The Messenger, Georgia
June 6 2005

Tbilisi shows willingness for compromise on Abkhaz railway
Paper speculates that base agreement was in exchange for Trans
Caucasus Railroad
By M. Alkhazashvili

The Georgian government is reportedly ready to compromise on the long
awaited railroad project to reconnect Russia and Armenia via
Abkhazia. While political groups applaud the change, Georgian media
speculates that Russia stipulated the railroad as a condition to
close its military bases here.

The Georgian government has softened its position regarding the Trans
Caucasian Railway, which connects Armenia and Russia via Georgia
proper and separatist-controlled Abkhazia. According statements from
government officials, Georgia agrees to allow the railway to
operation, if Georgian refugees are simultaneously returned to
Abkhazia.

According to Speaker of Parliament Nino Burjanadze, this is a marked
changed; a few years ago the government's position was unilaterally:
first the return of the refugees and then the railway. "But over the
last two years, we have changed our position and have agreed to
implementing these processes simultaneously," she is quoted as saying
by the newspaper Alia.

The announcement was made after Burjanadze spoke with Armenian Prime
Minister Andranik Markarian. For years, Armenian officials have
underlined the importance of restoring the Trans Caucasian railway,
and Markarian's June 2 visit was no exception.
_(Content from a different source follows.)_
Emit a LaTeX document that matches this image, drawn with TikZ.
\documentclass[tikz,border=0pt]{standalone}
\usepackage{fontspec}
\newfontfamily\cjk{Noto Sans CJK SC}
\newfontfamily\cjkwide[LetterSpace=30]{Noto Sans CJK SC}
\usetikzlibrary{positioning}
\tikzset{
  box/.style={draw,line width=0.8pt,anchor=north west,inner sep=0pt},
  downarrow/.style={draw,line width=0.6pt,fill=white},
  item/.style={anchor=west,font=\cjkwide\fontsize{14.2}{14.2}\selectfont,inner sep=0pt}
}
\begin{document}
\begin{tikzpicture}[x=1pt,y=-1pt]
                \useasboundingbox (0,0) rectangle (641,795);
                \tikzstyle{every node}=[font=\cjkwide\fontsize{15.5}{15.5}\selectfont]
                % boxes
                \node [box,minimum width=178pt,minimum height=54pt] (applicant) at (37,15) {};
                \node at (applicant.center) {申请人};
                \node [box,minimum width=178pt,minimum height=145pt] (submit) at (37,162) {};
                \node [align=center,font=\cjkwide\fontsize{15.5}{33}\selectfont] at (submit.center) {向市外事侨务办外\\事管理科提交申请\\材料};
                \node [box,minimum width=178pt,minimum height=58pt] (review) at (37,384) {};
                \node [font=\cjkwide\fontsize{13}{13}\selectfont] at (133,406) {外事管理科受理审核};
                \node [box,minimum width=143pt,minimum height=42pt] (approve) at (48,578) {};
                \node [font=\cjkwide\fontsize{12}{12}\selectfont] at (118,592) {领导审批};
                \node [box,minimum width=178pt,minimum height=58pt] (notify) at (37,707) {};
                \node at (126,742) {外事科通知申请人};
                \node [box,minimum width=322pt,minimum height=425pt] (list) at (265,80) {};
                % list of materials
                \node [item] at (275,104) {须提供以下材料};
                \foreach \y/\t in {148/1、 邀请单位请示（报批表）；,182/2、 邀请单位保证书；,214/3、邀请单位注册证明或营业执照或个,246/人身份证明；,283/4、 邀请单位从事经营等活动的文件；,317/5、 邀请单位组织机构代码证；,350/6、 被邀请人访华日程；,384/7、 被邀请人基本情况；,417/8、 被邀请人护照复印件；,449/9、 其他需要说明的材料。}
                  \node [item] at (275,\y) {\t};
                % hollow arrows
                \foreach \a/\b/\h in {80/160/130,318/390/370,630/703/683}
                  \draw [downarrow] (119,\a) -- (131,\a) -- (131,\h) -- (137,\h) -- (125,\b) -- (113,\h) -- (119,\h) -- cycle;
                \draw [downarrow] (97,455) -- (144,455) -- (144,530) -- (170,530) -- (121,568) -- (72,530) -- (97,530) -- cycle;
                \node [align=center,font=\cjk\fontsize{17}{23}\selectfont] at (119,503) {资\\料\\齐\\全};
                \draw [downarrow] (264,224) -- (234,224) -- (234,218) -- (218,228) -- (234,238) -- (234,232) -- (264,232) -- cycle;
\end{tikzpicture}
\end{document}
The fact that he came to Tbilisi for a CIS summit places the issue in
a wider context. The newspaper Alia went so far as to report that
Russia is demanding the restoration of the railway in return for
withdrawing its military bases from Georgia.

However, according to Georgian officials, the government's new
compromising attitude boils down to economics. MP Kote Gabashvili,
chair of the parliamentary foreign relations committee, explained it
as a simple change in tactics: unilateralism failed to produce
results. Now the accent will be placed on implementing profitable
economic projects.

Russia is Armenia's main strategic and trade partner. Given Yerevan's
vital interest in restoring the key link with Russia, Georgia has
frequently asked Armenia to use its leverage with Russia to resolve
the frozen Abkhazia conflict.

"We ask only ask that Russia adopts an objective position in regard
to Abkhazia. That Russia plays the role of mediator, speeds up the
negotiation process and the return of the Georgian refugees,"
Burjanadze was quoted by Khvalindeli Dghe as saying. "In such case,
clearly the railway restoration process will begin very quickly...our
formula is well known: the Trans Caucasus Railway will be restored in
parallel with the settlement of certain political processes and the
return of refugees, beginning with the Gali region," she said.

According to reports by the Georgian media, an agreement is on the
horizon. "Tbilisi is being promised a minor breakthrough in the Gali
issue, namely the return of the refugees and an autonomous status for
the region [which has traditionally been inhabited largely by ethnic
Georgians]. Gali will come under the influence of Tbilisi and yet
remain in the interests of Sokhumi. They will leave the local
administration to a Georgian [in Gali]," Alia reports.

Opposition parties also support restoring the railway in conjunction
with returning refugees. According to a representative of the New
Rights Irakli Iashvili, opening the railroad without any political
justification would be unacceptable. "It would be wrong if we don't
receive political benefits and open the railway for purely economic
reasons," he said. But he added that returning the refugees to
Abkhazia is a viable benefit.

Republican Party leader Davit Berdzenishvili also agrees with the
government's new position. According to him, the railway should be
opened, as should the highway. He added that Georgian-Abkhazian
companies should be created, because the more economically powerful
Georgia is, the easier it will be to regain Abkhazia.